Thursday, September 10, 2009

Bet sizing

The basic principle is to give the other player the hardest decision possible. This is aggressive play, and results in the maximum number of errors by the other player, thus the maximum profit to you. With a bad player, you may instead try to give them what should be an easy decision that you expect them to get wrong. This is more profitable than giving them a hard decision, because a wrong hard decision generally them costs less than a wrong easy one. But good players always get the easy decisions right, so you have to give them hard decisions in order to win.

Note that I'm only talking about the pure bet size decision here. You've already decided on your basic strategy. For example, it's sixth street and you show three hearts, while the other player paired her first up card. You think she has three of a kind, and nine out of the thirty-six cards you haven't seen will give her a full house.

You think this through and decide you'll go all-in on the river, whether or not you have the flush or get one. You think she'll call if she gets the full house, and fold if she doesn't. Since she will get more information from the next card than you will, you want more money in the pot now. But since you have a 75% chance of winning, you'd like her to call your bet.

If she figures the situation the same as you do, she has a 25% chance to win the pot plus your stack and a 75% chance to lose whatever bet she has to call now.
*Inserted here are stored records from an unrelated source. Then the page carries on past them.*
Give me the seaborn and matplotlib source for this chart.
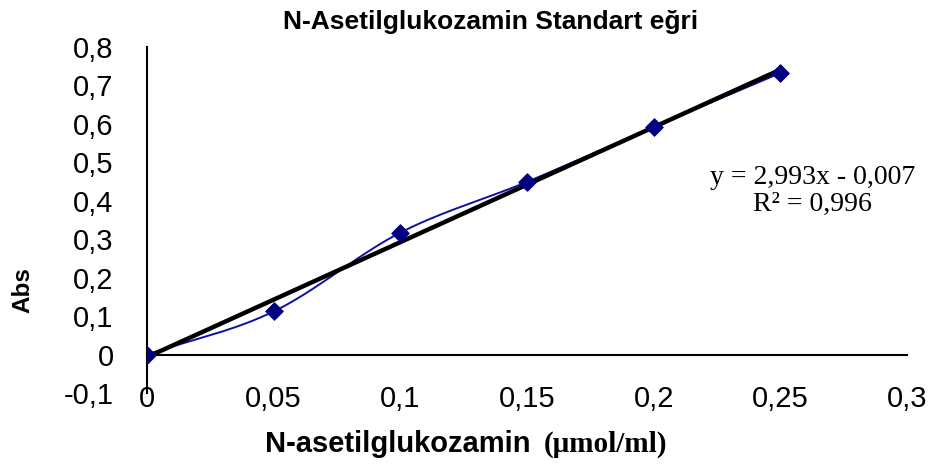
import numpy as np
import pandas as pd
import seaborn as sns
import matplotlib
matplotlib.use("Agg")
import matplotlib.pyplot as plt
from matplotlib.offsetbox import TextArea, HPacker, AnchoredOffsetbox

# Data
conc = [0.0, 0.05, 0.10, 0.15, 0.20, 0.25]
absorb = [0.0, 0.112, 0.317, 0.449, 0.592, 0.732]
xticks = [0, 0.05, 0.1, 0.15, 0.2, 0.25, 0.3]
xticklabels = ["0", "0,05", "0,1", "0,15", "0,2", "0,25", "0,3"]
yticks = [-0.1, 0, 0.1, 0.2, 0.3, 0.4, 0.5, 0.6, 0.7, 0.8]
yticklabels = ["-0,1", "0", "0,1", "0,2", "0,3", "0,4", "0,5", "0,6", "0,7", "0,8"]
title = "N-Asetilglukozamin Standart eğri"
eq_text = "y = 2,993x - 0,007\nR² = 0,996"

sns.set_style("white")
plt.rcParams['font.family'] = ['Liberation Sans', 'DejaVu Sans']
plt.rcParams['text.color'] = 'black'
plt.rcParams['xtick.labelcolor'] = 'black'
plt.rcParams['ytick.labelcolor'] = 'black'

df = pd.DataFrame({"conc": conc, "abs": absorb})

# Excel-style smoothed line (Catmull-Rom through the data points)
def catmull_rom(x, y, n=30):
    x = np.asarray(x, float); y = np.asarray(y, float)
    px = np.concatenate([[2 * x[0] - x[1]], x, [2 * x[-1] - x[-2]]])
    py = np.concatenate([[2 * y[0] - y[1]], y, [2 * y[-1] - y[-2]]])
    xs, ys = [], []
    for i in range(1, len(px) - 2):
        t = np.linspace(0, 1, n, endpoint=False)
        for P, out in ((px, xs), (py, ys)):
            p0, p1, p2, p3 = P[i - 1], P[i], P[i + 1], P[i + 2]
            out.extend(0.5 * ((2 * p1) + (-p0 + p2) * t +
                              (2 * p0 - 5 * p1 + 4 * p2 - p3) * t ** 2 +
                              (-p0 + 3 * p1 - 3 * p2 + p3) * t ** 3))
    xs.append(x[-1]); ys.append(y[-1])
    return pd.DataFrame({"conc": xs, "abs": ys})

smooth = catmull_rom(conc, absorb)

fig = plt.figure(figsize=(9.36, 4.69), dpi=100)
ax = fig.add_axes([0.157, 0.162, 0.812, 0.738])

sns.lineplot(data=smooth, x="conc", y="abs", ax=ax, color="#1010A0",
             linewidth=1.4, sort=False, estimator=None)
sns.regplot(data=df, x="conc", y="abs", ax=ax, scatter=False, ci=None,
            truncate=True, line_kws=dict(color="black", linewidth=3.2))
sns.scatterplot(data=df, x="conc", y="abs", ax=ax, marker="D", s=80,
                color="#000080", edgecolor="#000080", zorder=5)

ax.set_xlim(0, 0.3)
ax.set_ylim(-0.1, 0.8)
ax.set_xticks(xticks)
ax.set_xticklabels(xticklabels)
ax.set_yticks(yticks)
ax.set_yticklabels(yticklabels)

for s in ["top", "right"]:
    ax.spines[s].set_visible(False)
ax.spines["bottom"].set_position(("data", 0))
ax.spines["left"].set_color("black")
ax.spines["bottom"].set_color("black")
ax.spines["left"].set_linewidth(1.5)
ax.spines["bottom"].set_linewidth(1.5)
ax.tick_params(axis="x", direction="out", length=6, width=1.2, color="#888888",
               pad=16, labelsize=21, labelcolor="black")
ax.tick_params(axis="y", direction="out", length=8, width=1.2, color="#888888",
               pad=16, labelsize=21, labelcolor="black")
ax.set_xlabel("")
ax.set_ylabel("")

fig.text(0.524, 0.953, title, ha="center", va="center", fontsize=19,
         fontweight="bold", color="black")
fig.text(0.024, 0.382, "Abs", rotation=90, ha="center", va="center",
         fontsize=17.5, fontweight="bold", color="black")

ax.text(0.868, 0.593, eq_text, transform=fig.transFigure, ha="center",
        va="center", fontsize=20, family="Liberation Serif", linespacing=1.1,
        color="black")

t1 = TextArea("N-asetilglukozamin", textprops=dict(fontsize=21, fontweight="bold",
                                                  family="Liberation Sans",
                                                  color="black"))
t2 = TextArea("(μmol/ml)", textprops=dict(fontsize=21, fontweight="bold",
                                          family="Liberation Serif",
                                          color="black"))
pack = HPacker(children=[t1, t2], align="baseline", pad=0, sep=9)
box = AnchoredOffsetbox(loc="center", child=pack, frameon=False,
                        bbox_to_anchor=(0.498, 0.053),
                        bbox_transform=fig.transFigure, borderpad=0)
fig.add_artist(box)

fig.savefig("out.png", dpi=100)
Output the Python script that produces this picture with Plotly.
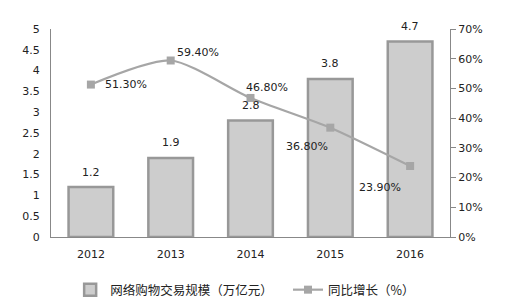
import plotly.graph_objects as go

years = ["2012", "2013", "2014", "2015", "2016"]
scale = [1.2, 1.9, 2.8, 3.8, 4.7]
growth = [0.513, 0.594, 0.468, 0.368, 0.239]
growth_labels = ["51.30%", "59.40%", "46.80%", "36.80%", "23.90%"]
bar_name = "网络购物交易规模（万亿元）"
line_name = "同比增长（%）"

num_font = dict(family="DejaVu Sans, Verdana, sans-serif", size=11, color="#222222")
leg_font = dict(family="Noto Sans CJK SC, sans-serif", size=12.5, color="#222222")

fig = go.Figure()
fig.add_trace(go.Bar(
    x=years, y=scale, name=bar_name, width=0.56, legend="legend",
    marker=dict(color="#cdcdcd", line=dict(color="#989898", width=2.5)),
))
fig.add_trace(go.Scatter(
    x=years, y=growth, name=line_name, yaxis="y2", mode="lines+markers", legend="legend2",
    line=dict(color="#a6a6a6", width=2.2, shape="spline", smoothing=0.7),
    marker=dict(symbol="square", size=8, color="#a6a6a6"),
))

annotations = []
for i, v in enumerate(scale):
    annotations.append(dict(x=i, y=v, xref="x", yref="y", text=str(v), showarrow=False,
                            yshift=15, font=num_font))
offsets = [(12, 0, "left"), (4, 8, "left"), (-7, 10, "left"), (-23, -19, "center"), (-30, -22, "center")]
for i, (v, lab, (dx, dy, anc)) in enumerate(zip(growth, growth_labels, offsets)):
    annotations.append(dict(x=i, y=v, xref="x", yref="y2", text=lab, showarrow=False,
                            xshift=dx, yshift=dy, xanchor=anc, font=num_font))

fig.update_layout(
    width=511, height=308,
    margin=dict(l=51, r=61, t=29, b=71, autoexpand=False),
    paper_bgcolor="white", plot_bgcolor="white",
    showlegend=True,
    annotations=annotations,
    xaxis=dict(type="category", range=[-0.5, 4.5], showline=True, linecolor="#888888",
               linewidth=1, ticks="", tickfont=num_font, showgrid=False,
               ticklabelstandoff=7),
    yaxis=dict(range=[0, 5], dtick=0.5, showline=True, linecolor="#888888", linewidth=1,
               showgrid=False, zeroline=False, tickfont=num_font, ticks="",
               tickformat="~g", ticklabelstandoff=8),
    yaxis2=dict(range=[0, 0.7], dtick=0.1, overlaying="y", side="right", showline=True,
                linecolor="#888888", linewidth=1, showgrid=False, zeroline=False,
                ticks="outside", ticklen=5, tickcolor="#888888", tickformat=".0%",
                tickfont=num_font),
    legend=dict(orientation="h", x=0.048, xanchor="left", y=-0.255, yanchor="middle",
                font=leg_font, bgcolor="rgba(0,0,0,0)"),
    legend2=dict(orientation="h", x=0.594, xanchor="left", y=-0.255, yanchor="middle",
                 font=leg_font, bgcolor="rgba(0,0,0,0)"),
)

fig.write_html("out.html")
Say the pot is $2,000 and your stack is $10,000 and hers is bigger. A 25% chance of winning $12,000 is worth $3,000, which is the same as the 75% chance to lose $4,000. So if you bet $4,000, she has a hard decision. If you check or bet a small amount, she has an easy decision; also if you go all-in now.

Of course, in real poker it's always more complicated than this. Maybe she already has the full house, or maybe she only has the one pair. Maybe she doesn't believe you have a concealed heart. Maybe she's on tilt, or too timid to take a chance. All sorts of other considerations can apply, so you seldom do a mathematical computation like the example above.

The idea is to first put yourself in her shoes, bet sizing has little to do with your hand or what you think of her hand; it has everything to do with what she thinks of your hand. Second you think about how she expects you to play the hand, and based on that, what bet gives her the hardest decision now.

For each bet size, there have to be at least two possible meanings, otherwise your bet gives away your hand. So you can't only think of this hand, you have to think of what else you might have for which you would make the same bet, but want her to make a different decision.

For this purpose you can divide things up into half-pot-sized bets, pot-sized bets, bets of two or three times the pot, and all-in bets. Suppose the other player to folds about the fraction of the time that the bet is a fraction of the pot plus the bet, that is one-third of the time to a half-pot sized bet, half the time to a pot-sized bet and so on. That means you're getting full value of your bet from fold equity, you would never have to win at showdown. That would mean you're too tight, you should add more weak hands to this bet size. If the fold fraction drops to less than half the value above, you can probably improve your profit by adding more strong hands.